* [What is asked]: Repeat, exactly and in full, the lines of the listing below, but without any pictures.

[Provided data start]

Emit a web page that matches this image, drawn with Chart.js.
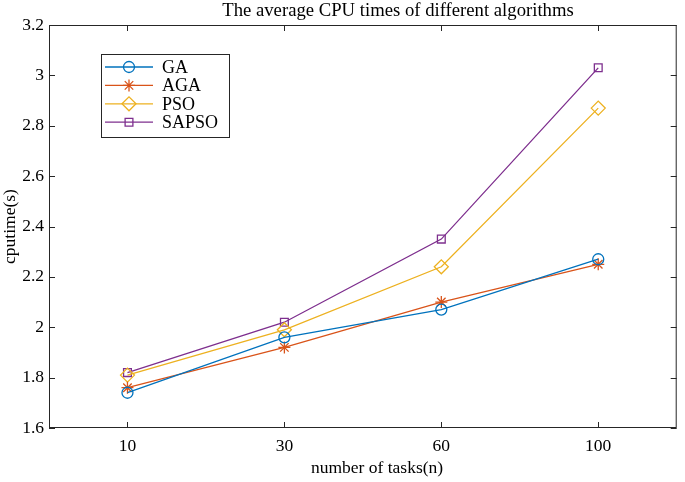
<!DOCTYPE html>
<html>
<head>
<meta charset="utf-8">
<script src="https://cdn.jsdelivr.net/npm/chart.js@4.4.1/dist/chart.umd.min.js"></script>
<style>
  html, body { margin: 0; padding: 0; background: #fff; }
  canvas { display: block; }
</style>
</head>
<body>
<canvas id="cpu" width="685" height="482"></canvas>
<script>
const taskLabels = ['10', '30', '60', '100']
const gaTimes = [1.74, 1.96, 2.07, 2.27]
const agaTimes = [1.76, 1.92, 2.10, 2.25]
const psoTimes = [1.81, 1.99, 2.24, 2.87]
const sapsoTimes = [1.82, 2.02, 2.35, 3.03]
const yTicks = [1.6, 1.8, 2.0, 2.2, 2.4, 2.6, 2.8, 3.0, 3.2]

const serif = "'Liberation Serif', 'Times New Roman', serif"
const axisColor = '#262626'

const series = [
  { label: 'GA', data: gaTimes, color: '#0072BD', style: 'circle', radius: 5.5 },
  { label: 'AGA', data: agaTimes, color: '#D95319', style: 'star', radius: 6 },
  { label: 'PSO', data: psoTimes, color: '#EDB120', style: 'rectRot', radius: 7 },
  { label: 'SAPSO', data: sapsoTimes, color: '#7E2F8E', style: 'rect', radius: 5.5 }
]

// box, inward ticks, titles and legend the way matlab draws them
const matlabFrame = {
  id: 'matlabFrame',
  afterDraw(chart) {
    const { ctx, chartArea: a, scales } = chart
    ctx.save()
    ctx.strokeStyle = axisColor
    ctx.lineWidth = 1
    ctx.strokeRect(a.left + 0.5, a.top + 0.5, a.right - a.left - 1, a.bottom - a.top - 1)

    ctx.beginPath()
    scales.x.ticks.forEach((t, i) => {
      const x = Math.round(scales.x.getPixelForTick(i)) + 0.5
      ctx.moveTo(x, a.bottom); ctx.lineTo(x, a.bottom - 6)
      ctx.moveTo(x, a.top); ctx.lineTo(x, a.top + 6)
    })
    yTicks.forEach(v => {
      const y = Math.round(scales.y.getPixelForValue(v)) + 0.5
      ctx.moveTo(a.left, y); ctx.lineTo(a.left + 6, y)
      ctx.moveTo(a.right, y); ctx.lineTo(a.right - 6, y)
    })
    ctx.stroke()

    // titles
    ctx.fillStyle = '#000'
    ctx.font = '18.7px ' + serif
    ctx.textAlign = 'center'
    ctx.textBaseline = 'middle'
    ctx.fillText('The average CPU times of different algorithms', 398, 11)
    ctx.font = '17.5px ' + serif
    ctx.fillText('number of tasks(n)', 377, 468)

    // legend
    const lx = a.left + 52, ly = a.top + 29, lw = 128, lh = 83
    ctx.fillStyle = '#fff'
    ctx.fillRect(lx, ly, lw, lh)
    ctx.strokeStyle = axisColor
    ctx.strokeRect(lx + 0.5, ly + 0.5, lw, lh)
    series.forEach((s, i) => {
      const y = ly + 13 + i * 18.4
      ctx.strokeStyle = s.color
      ctx.lineWidth = 1.3
      ctx.beginPath()
      ctx.moveTo(lx + 4, y); ctx.lineTo(lx + 52, y)
      ctx.stroke()
      ctx.fillStyle = 'rgba(0,0,0,0)'
      Chart.helpers.drawPoint(ctx, { pointStyle: s.style, radius: s.radius, borderWidth: 1.3, rotation: 0 }, lx + 28, y)
      ctx.fillStyle = '#000'
      ctx.textAlign = 'left'
      ctx.font = '18px ' + serif
      ctx.fillText(s.label, lx + 61, y + 1)
    })
    ctx.restore()
  }
}

new Chart(document.querySelector('#cpu'), {
  type: 'line',
  plugins: [matlabFrame],
  data: {
    labels: taskLabels,
    datasets: series.map(s => ({
      label: s.label,
      data: s.data,
      borderColor: s.color,
      borderWidth: 1.3,
      pointStyle: s.style,
      pointRadius: s.radius,
      pointBorderColor: s.color,
      pointBackgroundColor: 'rgba(0,0,0,0)',
      pointBorderWidth: 1.3,
      tension: 0,
      fill: false
    }))
  },
  options: {
    responsive: false,
    animation: false,
    devicePixelRatio: 1,
    layout: { padding: { left: 0, top: 25, right: 1, bottom: 0 } },
    plugins: {
      legend: { display: false },
      title: { display: false },
      tooltip: { enabled: false }
    },
    scales: {
      x: {
        type: 'category',
        offset: true,
        grid: { display: false, drawTicks: false },
        border: { display: false },
        ticks: {
          color: '#000',
          padding: 8,
          maxRotation: 0,
          font: { family: serif, size: 17.5 }
        },
        afterFit(scale) { scale.height = 54 }
      },
      y: {
        min: 1.6,
        max: 3.2,
        grid: { display: false, drawTicks: false },
        border: { display: false },
        afterBuildTicks(scale) { scale.ticks = yTicks.map(v => ({ value: v })) },
        ticks: {
          color: '#000',
          padding: 5,
          font: { family: serif, size: 17.5 },
          callback: v => String(+v.toFixed(1))
        },
        title: {
          display: true,
          text: 'cputime(s)',
          color: '#000',
          padding: 0,
          font: { family: serif, size: 17.5 }
        },
        afterFit(scale) { scale.width = 49 }
      }
    }
  }
})
</script>
</body>
</html>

[Provided data end]

* [Worked answer]:
Emit a web page that matches this image, drawn with Chart.js.
<!DOCTYPE html>
<html>
<head>
<meta charset="utf-8">
<script src="https://cdn.jsdelivr.net/npm/chart.js@4.4.1/dist/chart.umd.min.js"></script>
<style>
  html, body { margin: 0; padding: 0; background: #fff; }
  canvas { display: block; }
</style>
</head>
<body>
<canvas id="cpu" width="685" height="482"></canvas>
<script>
const taskLabels = ['10', '30', '60', '100']
const gaTimes = [1.74, 1.96, 2.07, 2.27]
const agaTimes = [1.76, 1.92, 2.10, 2.25]
const psoTimes = [1.81, 1.99, 2.24, 2.87]
const sapsoTimes = [1.82, 2.02, 2.35, 3.03]
const yTicks = [1.6, 1.8, 2.0, 2.2, 2.4, 2.6, 2.8, 3.0, 3.2]

const serif = "'Liberation Serif', 'Times New Roman', serif"
const axisColor = '#262626'

const series = [
  { label: 'GA', data: gaTimes, color: '#0072BD', style: 'circle', radius: 5.5 },
  { label: 'AGA', data: agaTimes, color: '#D95319', style: 'star', radius: 6 },
  { label: 'PSO', data: psoTimes, color: '#EDB120', style: 'rectRot', radius: 7 },
  { label: 'SAPSO', data: sapsoTimes, color: '#7E2F8E', style: 'rect', radius: 5.5 }
]

// box, inward ticks, titles and legend the way matlab draws them
const matlabFrame = {
  id: 'matlabFrame',
  afterDraw(chart) {
    const { ctx, chartArea: a, scales } = chart
    ctx.save()
    ctx.strokeStyle = axisColor
    ctx.lineWidth = 1
    ctx.strokeRect(a.left + 0.5, a.top + 0.5, a.right - a.left - 1, a.bottom - a.top - 1)

    ctx.beginPath()
    scales.x.ticks.forEach((t, i) => {
      const x = Math.round(scales.x.getPixelForTick(i)) + 0.5
      ctx.moveTo(x, a.bottom); ctx.lineTo(x, a.bottom - 6)
      ctx.moveTo(x, a.top); ctx.lineTo(x, a.top + 6)
    })
    yTicks.forEach(v => {
      const y = Math.round(scales.y.getPixelForValue(v)) + 0.5
      ctx.moveTo(a.left, y); ctx.lineTo(a.left + 6, y)
      ctx.moveTo(a.right, y); ctx.lineTo(a.right - 6, y)
    })
    ctx.stroke()

    // titles
    ctx.fillStyle = '#000'
    ctx.font = '18.7px ' + serif
    ctx.textAlign = 'center'
    ctx.textBaseline = 'middle'
    ctx.fillText('The average CPU times of different algorithms', 398, 11)
    ctx.font = '17.5px ' + serif
    ctx.fillText('number of tasks(n)', 377, 468)

    // legend
    const lx = a.left + 52, ly = a.top + 29, lw = 128, lh = 83
    ctx.fillStyle = '#fff'
    ctx.fillRect(lx, ly, lw, lh)
    ctx.strokeStyle = axisColor
    ctx.strokeRect(lx + 0.5, ly + 0.5, lw, lh)
    series.forEach((s, i) => {
      const y = ly + 13 + i * 18.4
      ctx.strokeStyle = s.color
      ctx.lineWidth = 1.3
      ctx.beginPath()
      ctx.moveTo(lx + 4, y); ctx.lineTo(lx + 52, y)
      ctx.stroke()
      ctx.fillStyle = 'rgba(0,0,0,0)'
      Chart.helpers.drawPoint(ctx, { pointStyle: s.style, radius: s.radius, borderWidth: 1.3, rotation: 0 }, lx + 28, y)
      ctx.fillStyle = '#000'
      ctx.textAlign = 'left'
      ctx.font = '18px ' + serif
      ctx.fillText(s.label, lx + 61, y + 1)
    })
    ctx.restore()
  }
}

new Chart(document.querySelector('#cpu'), {
  type: 'line',
  plugins: [matlabFrame],
  data: {
    labels: taskLabels,
    datasets: series.map(s => ({
      label: s.label,
      data: s.data,
      borderColor: s.color,
      borderWidth: 1.3,
      pointStyle: s.style,
      pointRadius: s.radius,
      pointBorderColor: s.color,
      pointBackgroundColor: 'rgba(0,0,0,0)',
      pointBorderWidth: 1.3,
      tension: 0,
      fill: false
    }))
  },
  options: {
    responsive: false,
    animation: false,
    devicePixelRatio: 1,
    layout: { padding: { left: 0, top: 25, right: 1, bottom: 0 } },
    plugins: {
      legend: { display: false },
      title: { display: false },
      tooltip: { enabled: false }
    },
    scales: {
      x: {
        type: 'category',
        offset: true,
        grid: { display: false, drawTicks: false },
        border: { display: false },
        ticks: {
          color: '#000',
          padding: 8,
          maxRotation: 0,
          font: { family: serif, size: 17.5 }
        },
        afterFit(scale) { scale.height = 54 }
      },
      y: {
        min: 1.6,
        max: 3.2,
        grid: { display: false, drawTicks: false },
        border: { display: false },
        afterBuildTicks(scale) { scale.ticks = yTicks.map(v => ({ value: v })) },
        ticks: {
          color: '#000',
          padding: 5,
          font: { family: serif, size: 17.5 },
          callback: v => String(+v.toFixed(1))
        },
        title: {
          display: true,
          text: 'cputime(s)',
          color: '#000',
          padding: 0,
          font: { family: serif, size: 17.5 }
        },
        afterFit(scale) { scale.width = 49 }
      }
    }
  }
})
</script>
</body>
</html>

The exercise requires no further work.